When Intel tried to be a foundry last time they were not using industry standard EDA, which I heard caused problems when dealing with outside customers. It seems like those days are gone and Intel can certainly take advanced designs to TSMC using tools others use, so they probably have solved that problem. Which is not to say Blue's other concerns are not valid, just that some of them are past.
 
I think it's going to be more of a case of lack of management knowledge and/or experience with best practices in being a foundry.
Look at it from Nvidia's POV. Since they are now THE WHALE they need to deal with Intel and be ready for IFS. Yes, it may be a mess now, all the more reason to get started and have a real commercial chip in process, no doubt one they can tolerate some delays, because they need to pipeclean the relationship and only a real project will do that. Waiting longer is not going to make that easier or cheaper.
 
I wonder how much money and person-years of effort Nvidia is willing to spend on foundry diversification?
It costs way less than you think. The testbenches and floorplans are already done. It's just about the same circuit.
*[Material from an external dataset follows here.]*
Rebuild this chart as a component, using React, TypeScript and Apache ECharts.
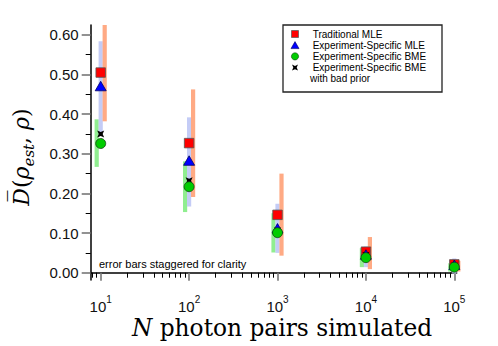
import React, { useEffect, useRef } from 'react';
import * as echarts from 'echarts';

// ---- data ----
const N = [10, 100, 1000, 10000, 100000];
const tradMLE = [0.505, 0.327, 0.146, 0.053, 0.021];
const expMLE = [0.471, 0.283, 0.112, 0.046, 0.02];
const expBMEBad = [0.35, 0.232, 0.106, 0.044, 0.017];
const expBME = [0.326, 0.217, 0.101, 0.038, 0.014];
const tradLow = [0.382, 0.191, 0.043, 0.009, 0.003];
const tradHigh = [0.63, 0.4625, 0.25, 0.09, 0.03];
const mleLow = [0.352, 0.167, 0.05, 0.014, -0.002];
const mleHigh = [0.584, 0.392, 0.174, 0.066, 0.036];
const bmeLow = [0.267, 0.153, 0.051, 0.014, 0.003];
const bmeHigh = [0.387, 0.281, 0.15, 0.062, 0.024];
const yMajorTicks = [0, 0.1, 0.2, 0.3, 0.4, 0.5, 0.6];
const yMinorTicks = [0.05, 0.15, 0.25, 0.35, 0.45, 0.55];
const xMajorExponents = [1, 2, 3, 4, 5];
const xMinorMantissas = [2, 3, 4, 5, 6, 7, 8, 9];
const xDecades = [1, 10, 100, 1000, 10000];
const legendNames = ['Traditional MLE', 'Experiment-Specific MLE', 'Experiment-Specific BME', 'Experiment-Specific BME'];
const legendExtra = 'with bad prior';

const X_MIN = 0.887;
const X_MAX = 5.027;
const Y_MIN = -0.0184;
const Y_MAX = 0.625;

const STAR_PATH = 'path://M0 0 L5 2.2 L10 0 L7.8 5 L10 10 L5 7.8 L0 10 L2.2 5 Z';
const BAD_NAME = 'Experiment-Specific BME (bad prior)';

export default function App() {
  const ref = useRef<HTMLDivElement>(null);
  useEffect(() => {
    if (!ref.current) return;
    const chart = echarts.init(ref.current, undefined, { renderer: 'svg' });
    const lx = (n: number) => Math.log10(n);
    const minorX: number[] = [];
    xDecades.forEach((d) => xMinorMantissas.forEach((m) => {
      const v = Math.log10(d * m);
      if (v > X_MIN && v < X_MAX) minorX.push(v);
    }));

    const errSeries = (name: string, low: number[], high: number[], color: string, offset: number) => ({
      type: 'custom',
      name,
      z: 2,
      silent: true,
      xAxisIndex: 0,
      yAxisIndex: 0,
      data: N.map((n, i) => [lx(n), low[i], high[i]]),
      encode: { x: 0, y: [1, 2] },
      renderItem: (params: any, api: any) => {
        const x = api.value(0);
        const p1 = api.coord([x, api.value(2)]);
        const p2 = api.coord([x, api.value(1)]);
        const cs = params.coordSys;
        const top = Math.max(p1[1], cs.y);
        const bot = Math.min(p2[1], cs.y + cs.height);
        return {
          type: 'rect',
          shape: { x: p1[0] + offset - 2.1, y: top, width: 4.2, height: bot - top },
          style: { fill: color },
        };
      },
    });

    const scatter = (name: string, vals: number[], symbol: string, size: any, color: string, border: string, bw: number, z: number) => ({
      type: 'scatter',
      name,
      z,
      xAxisIndex: 0,
      yAxisIndex: 0,
      symbol,
      symbolSize: size,
      itemStyle: { color, borderColor: border, borderWidth: bw, opacity: 1 },
      data: N.map((n, i) => [lx(n), vals[i]]),
    });

    const tickFont = 'Liberation Sans';
    const rowY = [34, 45.2, 56.4, 67.6];
    const extraY = 78.8;
    const mx = 295;
    const legendFont = `10px ${tickFont}`;
    const starPts = (cx: number, cy: number, s: number) => {
      const h = s / 2, k = s * 0.22;
      return [[cx - h, cy - h], [cx, cy - h + k], [cx + h, cy - h], [cx + h - k, cy], [cx + h, cy + h], [cx, cy + h - k], [cx - h, cy + h], [cx - h + k, cy]];
    };
    const legendGraphics: any[] = [
      { type: 'rect', z: 10, shape: { x: 283, y: 25, width: 159, height: 67 }, style: { fill: 'none', stroke: '#222', lineWidth: 1.3 } },
      { type: 'rect', z: 11, shape: { x: mx - 3.5, y: rowY[0] - 3.5, width: 7, height: 7 }, style: { fill: '#ff0000', stroke: '#555', lineWidth: 0.7 } },
      { type: 'polygon', z: 11, shape: { points: [[mx, rowY[1] - 3.6], [mx - 4, rowY[1] + 3.4], [mx + 4, rowY[1] + 3.4]] }, style: { fill: '#0000ff', stroke: '#000066', lineWidth: 0.6 } },
      { type: 'circle', z: 11, shape: { cx: mx, cy: rowY[2], r: 3.6 }, style: { fill: '#00cc00', stroke: '#114411', lineWidth: 0.6 } },
      { type: 'polygon', z: 11, shape: { points: starPts(mx, rowY[3], 6) }, style: { fill: '#000' } },
      ...legendNames.map((t, i) => ({
        type: 'text', x: 312.7, y: rowY[i], z: 11,
        style: { text: t, font: legendFont, lineHeight: 10, fill: '#000', verticalAlign: 'middle' },
      })),
      { type: 'text', x: 310, y: extraY, z: 11, style: { text: legendExtra, font: legendFont, lineHeight: 10, fill: '#000', verticalAlign: 'middle' } },
    ];

    chart.setOption({
      animation: false,
      grid: { left: 90.7, top: 25, width: 366, height: 255 },
      xAxis: [
        {
          type: 'value', min: X_MIN, max: X_MAX,
          axisLine: { show: true, lineStyle: { color: '#000', width: 1.5 } },
          axisTick: { show: true, customValues: xMajorExponents, length: 8, lineStyle: { color: '#777', width: 1.6 } },
          axisLabel: {
            customValues: xMajorExponents,
            margin: 14,
            formatter: (v: number) => `{b|10}{s|${Math.round(v)}}`,
            rich: {
              b: { fontSize: 15, fontFamily: tickFont, color: '#111', lineHeight: 24 },
              s: { fontSize: 10, fontFamily: tickFont, color: '#111', verticalAlign: 'top', lineHeight: 10 },
            },
          },
          splitLine: { show: false },
        },
        {
          type: 'value', min: X_MIN, max: X_MAX, position: 'bottom',
          axisLine: { show: false },
          axisTick: { show: true, customValues: minorX, length: 5, lineStyle: { color: '#000', width: 1 } },
          axisLabel: { show: false },
          splitLine: { show: false },
        },
      ],
      yAxis: [
        {
          type: 'value', min: Y_MIN, max: Y_MAX,
          axisLine: { show: true, lineStyle: { color: '#000', width: 1.5 } },
          axisTick: { show: true, customValues: yMajorTicks, length: 9, lineStyle: { color: '#777', width: 1.6 } },
          axisLabel: {
            customValues: yMajorTicks, margin: 12,
            formatter: (v: number) => v.toFixed(2),
            fontSize: 15, fontFamily: tickFont, color: '#111',
          },
          splitLine: { show: false },
        },
        {
          type: 'value', min: Y_MIN, max: Y_MAX, position: 'left',
          axisLine: { show: false },
          axisTick: { show: true, customValues: yMinorTicks, length: 5, lineStyle: { color: '#000', width: 1 } },
          axisLabel: { show: false },
          splitLine: { show: false },
        },
      ],
      graphic: [
        ...legendGraphics,
        {
          type: 'text', x: 99, y: 264, z: 10,
          style: { text: 'error bars staggered for clarity', font: `11px ${tickFont}`, fill: '#000', verticalAlign: 'middle' },
        },
        {
          type: 'text', x: 282, y: 327, z: 10,
          style: {
            text: '{i|N} photon pairs simulated',
            fontFamily: 'DejaVu Serif', fontSize: 23.3, fill: '#000',
            align: 'center', verticalAlign: 'middle',
            rich: { i: { fontFamily: 'DejaVu Serif', fontStyle: 'italic', fontSize: 23.3 } },
          },
        },
        {
          type: 'text', x: 21, y: 157, rotation: Math.PI / 2, z: 10,
          style: {
            text: '{i|D\u0305}{r|(}{i|\u03C1}{sub|est}{r|, }{i|\u03C1}{r|)}',
            fontFamily: 'DejaVu Serif', fontSize: 22, fill: '#000',
            align: 'center', verticalAlign: 'middle',
            rich: {
              i: { fontFamily: 'DejaVu Serif', fontStyle: 'italic', fontSize: 22, lineHeight: 30 },
              r: { fontFamily: 'DejaVu Serif', fontSize: 22, lineHeight: 30 },
              sub: { fontFamily: 'DejaVu Serif', fontStyle: 'italic', fontSize: 15, lineHeight: 16, verticalAlign: 'bottom' },
            },
          },
        },
      ],
      series: [
        errSeries('bmeErr', bmeLow, bmeHigh, '#90ee90', -4),
        errSeries('mleErr', mleLow, mleHigh, '#c4ccf6', 0),
        errSeries('tradErr', tradLow, tradHigh, '#ffaa84', 4),
        scatter('Traditional MLE', tradMLE, 'rect', 9.5, '#ff0000', '#555', 0.8, 5),
        scatter('Experiment-Specific MLE', expMLE, 'triangle', [11, 9.5], '#0000ff', '#000066', 0.8, 6),
        scatter(BAD_NAME, expBMEBad, STAR_PATH, 7, '#000', '#000', 0, 7),
        scatter('Experiment-Specific BME', expBME, 'circle', 10, '#00cc00', '#114411', 0.8, 8),
      ],
    });
    return () => chart.dispose();
  }, []);
  return <div ref={ref} style={{ position: 'absolute', left: 0, top: 0, width: 498, height: 346 }} />;
}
We can migrate a SerDes and SARADC in a month. It takes 30 minutes to migrate the TBs and DUTs automatically, but then the optimizing/running, compaction, prerouting, autoroute, RC extraction, rinse and repeat takes a few weeks. Digital should be mostly automated. The SRAM should be compiled.

This is a no-brainer. China's been cutting cables.
 
They have a lot of money. Make designs based on the different foundries. They don't need to even tape it out. Simulate and lay it out. Pick 2 out of 3 later. The geopolitics are changing rapidly.

Foundries are not stupid. If Nvidia keeps doing design only projects without placing large orders or large enough orders, foundries won't reserve the capacity for Nvidia and won't treat Nvidia as important as other Nvidia's competitors.

The geopolitics do not wipe out Nvidia's competitors or companies who need foundry capacity, such as AMD, MediaTek, Qualcomm, and even Intel. They will be happy to take over the foundry capacity Nvidia doesn't commit or doesn't want to pay at certain terms.

It's especially true when the market is hot and the capacity is tight.
 
What does creating the design and simulating have to do with the foundry resources? Just get the damn PDK and start putting together the design with the EDA TOOLS, then verify with the EDA TOOLS.

And run the damn MPW shuttles!
 
It costs way less than you think. The testbenches and floorplans are already done. It's just about the same circuit.

We can migrate a SerDes and SARADC in a month. It takes 30 minutes to migrate the TBs and DUTs automatically, but then the optimizing/running, compaction, prerouting, autoroute, RC extraction, rinse and repeat takes a few weeks. Digital should be mostly automated. The SRAM should be compiled.
I believe that you can move between foundries cheaply, but Nvidia with their huge high-performance dies? I'm a skeptic.